The new face of accounting
The path to prosperity is not always easy, but Māori accounting scholarship winner Yonder Munday says education is breaking down barriers for her.
In Brief
- Inequality in education is a key threat to prosperity for low-income and Māori communities, according to The Quest for Prosperity, a CA ANZ report.
- Group work at her school linking tribes, community and family motivated Munday and gave her a sense of belonging.
- Tough UK education reforms which have boosted technical study enrollments may offer NZ a model to follow.
Ever since age 12, Yonder Munday has earned a wage and combined her studies with an after-school job. “I was brought up very independent,” says the winner of the CA ANZ Ngā Kaitatau Māori o Aotearoa Suzanne Spencer Scholarship.
“During the school holidays, me and my younger brother went down to Blenheim to work with my dad in the vineyards. We got paid the same amount as the adults and were responsible for our earnings.”
Now a 28-year-old mother of two, Munday believes that working alongside her contractor father and attending a Maori-value based high school helped to shape the person she is today.
“At school, my favourite subject was maths. I’ve always had a passion for numbers, with my Dad being in a business, and that got me thinking to become an accountant.”
But for many of her Māori and Pasifika peers, the future looks less bright. The main reason, revealed in The Quest for Prosperity, a CA ANZ report, is deteriorating education standards over the past decade, coupled with growing economic inequality in the community.

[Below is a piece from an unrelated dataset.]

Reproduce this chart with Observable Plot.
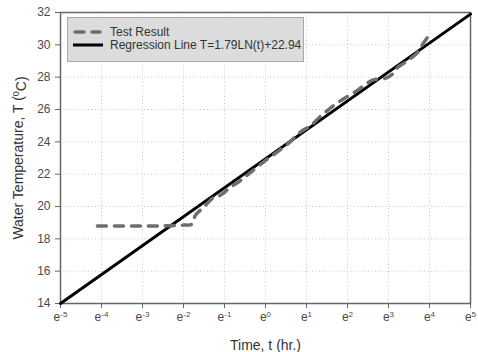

Related: CA ANZ report tackles the tough questions
Read the Quest for Prosperity which urges action on inequality, education, housing affordability and economic competitiveness in New Zealand.
Findings in the paper indicate that inequality falls heavier on less-educated sectors of society who are likely to be the first to lose their jobs as technology increasingly disrupts work. In part, this is because Māori and Pasifika communities have a less formal education than their European or Asian peers; they are more likely to leave school at 16 with lower grades.
Munday sees evidence of these trends in her low-income community in Flaxmere, Hastings. “Families and children don’t have a lot. You see children going to school barefoot, wearing no jackets on cold days and organisations providing breakfasts in the school.”
There are consistent trends, she says. “Children see how their parents have been brought up living on benefits and they get stuck in that frame. I’ve tried to pull friends and family [out of it], but they are so used to living their lives. It’s quite hard [to change].”
Munday’s experience at her high school, Te Kura Kaupapa Māori o Ngāti Kahungunu ki Heretaunga, gave her an alternative lens to look at her culture.
I developed a sense of belonging and that’s where I started finding passion
“We did a lot of group work, a lot of travelling, and through whakawhānautanga, we learned how to establish relationships between Iwi (tribes), Hapu (sub-tribes), Hāpori (communities) and whānaunga (family and extended family),” she explains.
“Through this practical work I developed a sense of belonging and that’s where I started finding passion to help my community, my family, my tribe, who are brought up in that type of environment.”
So what are the solutions?
A case study from the UK in The Quest for Prosperity illustrates how tough traditional education reforms may offer New Zealand a model.
Between 2010 and 2015, the UK addressed a sharp decline in education by progressively increasing school leaving age from 16 – 18 and expanding alternative paths of education to include more vocational-based skills. Results have been impressive.
The percentage of secondary pupils enrolled in technical education has risen from 18 to 32 % in UK since 2007. In New Zealand it has fallen from 21 to 17% in the same period.
Munday believes that extending school leaving age could make a difference, as there’s “nothing for 16 to 18-year-olds to do, except have children”.
But also it’s about making schools more practical, especially for Māori teenage boys who “learn better hands-on”.
While there is a broad uptake in social media among the younger generation who now have iPads in primary schools, what’s needed is more training for those aged 30-plus in technology, Munday believes.
Aside from education, there’s also a need for empowerment-raising initiatives.
“Maori and Pasifika do underestimate themselves. They have a lot of potential and traditional skills, yet they compare themselves to others, because there’s not the self-confidence there.”
It encourages me that I can rise to higher levels
For herself, receiving the scholarship was a huge achievement. “It was very meaningful, especially coming from my background. It encourages me that I can rise to higher levels.”
And while Yonder Munday believes education is important, she says: ”I reckon it also depends on the individuals themselves and family support.
I don’t think it matters what school you go to, what language, what culture you are, it really goes back to your upbringing, because that makes the person you are today.”